We are a Biriyani loving family like any true blue South Indian and that’s putting it mildly. Making Biriyani for lunch on Sunday is one of the essential rituals that I would probably never give up. One of the best childhood memories is waking up to elaborate breakfast on Sunday followed by delicious Vegetable Biriyani that amma makes. Biriyani is very nostalgic for me and I have posted several variations of Biryani recipes – Thalappakkati Veg Biriyani, Chettinad Mushroom Biriyani, Kolkatta Egg Biryani, Palak Biryani, Green Peas Biriyani, Coconut based Veg Biriyani, Tomato Biriyani or Zaffrani Pulao – check out all the other biriyani recipes on this blog!

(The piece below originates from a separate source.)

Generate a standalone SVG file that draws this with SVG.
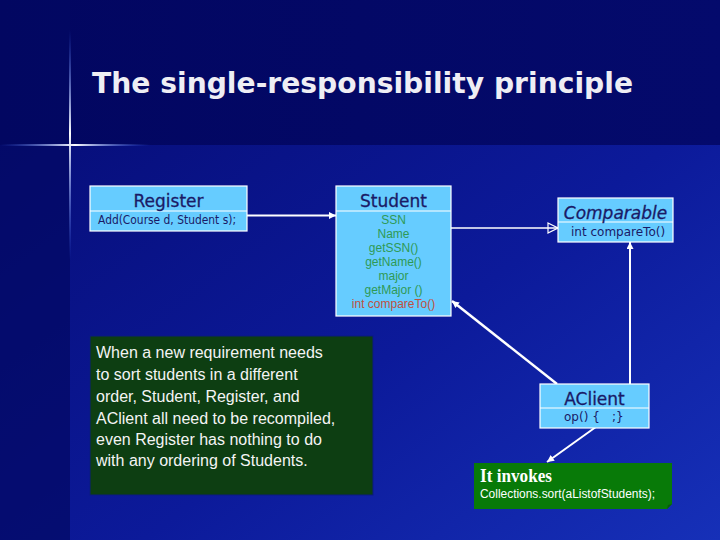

So when my sister made one of the best Hyderabadi Dum Biryani versions I have ever tasted during my last visit to the US, I got the recipe from her. It seemed really versatile to make Vegetable Dum Biryani or Paneer Dum Biryani. And the best part – she made it in a single tray in the OTG. Pre-cook rice and vegetables. Marinate the vegetables in a yogurt sauce. Arrange the Biryani on the tray. Set it in the oven and forget about it. This version of Easy Hyderabadi Dum Biryani was totally fuss-free and won me over.

My hands were itching the moment I landed in India and once I was back on my feet, I made a vegetable version of it. I was kicking myself about not being able to take pictures, as I made it for dinner and it was gone in no time. As usual, it is not so bad that the cooked food got over quickly. I made another batch but with Baby Potatoes that were lying in my kitchen and it turned out amazing! Baby Potato Hyderabadi Dum Biryani might be my new found love 😀

For making this Baby Potato Hyderabadi Dum Biryani, I made a simple and quite fragrant Biryani masala powder from scratch. Yet again, I realized that nothing matches the quality and flavor of homemade stuff. I might just make a big batch of this amazing masala powder and use it in the place of garam masala powder. By the way, this recipe of Dum Biryani works well with plain vegetables, mushroom or paneer. For those who love meat, chicken should work great too! Although I like to make this in the oven or OTG, I have included details on how to make this on the stovetop too.

How to make Baby Potato Hyderabadi Dum Biryani | Easy Dum Biryani Recipe in Oven

📖 Recipe

Detailed step-wise picture recipe of making Baby Potato Hyderabadi Dum Biryani | Easy Dum Biryani Recipe in Oven

  1. In a thick bottomed pan, dry roast all ingredients under Biriyani Masala Powder until they are fragrant – takes about 3-4 mins on low flame.

  2. Once cooled down, grind into a smooth powder.

  3. Pressure cook the baby potatoes for one whistle and immediately release the pressure. Run them through cold water and peel off the skin. The potatoes should be firm but cooked.

  4. In a bowl add the baby potatoes along with freshly prepared biryani masala powder, Kashmiri chilli powder, red chilli powder, turmeric powder, salt as needed.

  5. Add ¼ cup of golden fried onions and thick curd along with slit green chillies.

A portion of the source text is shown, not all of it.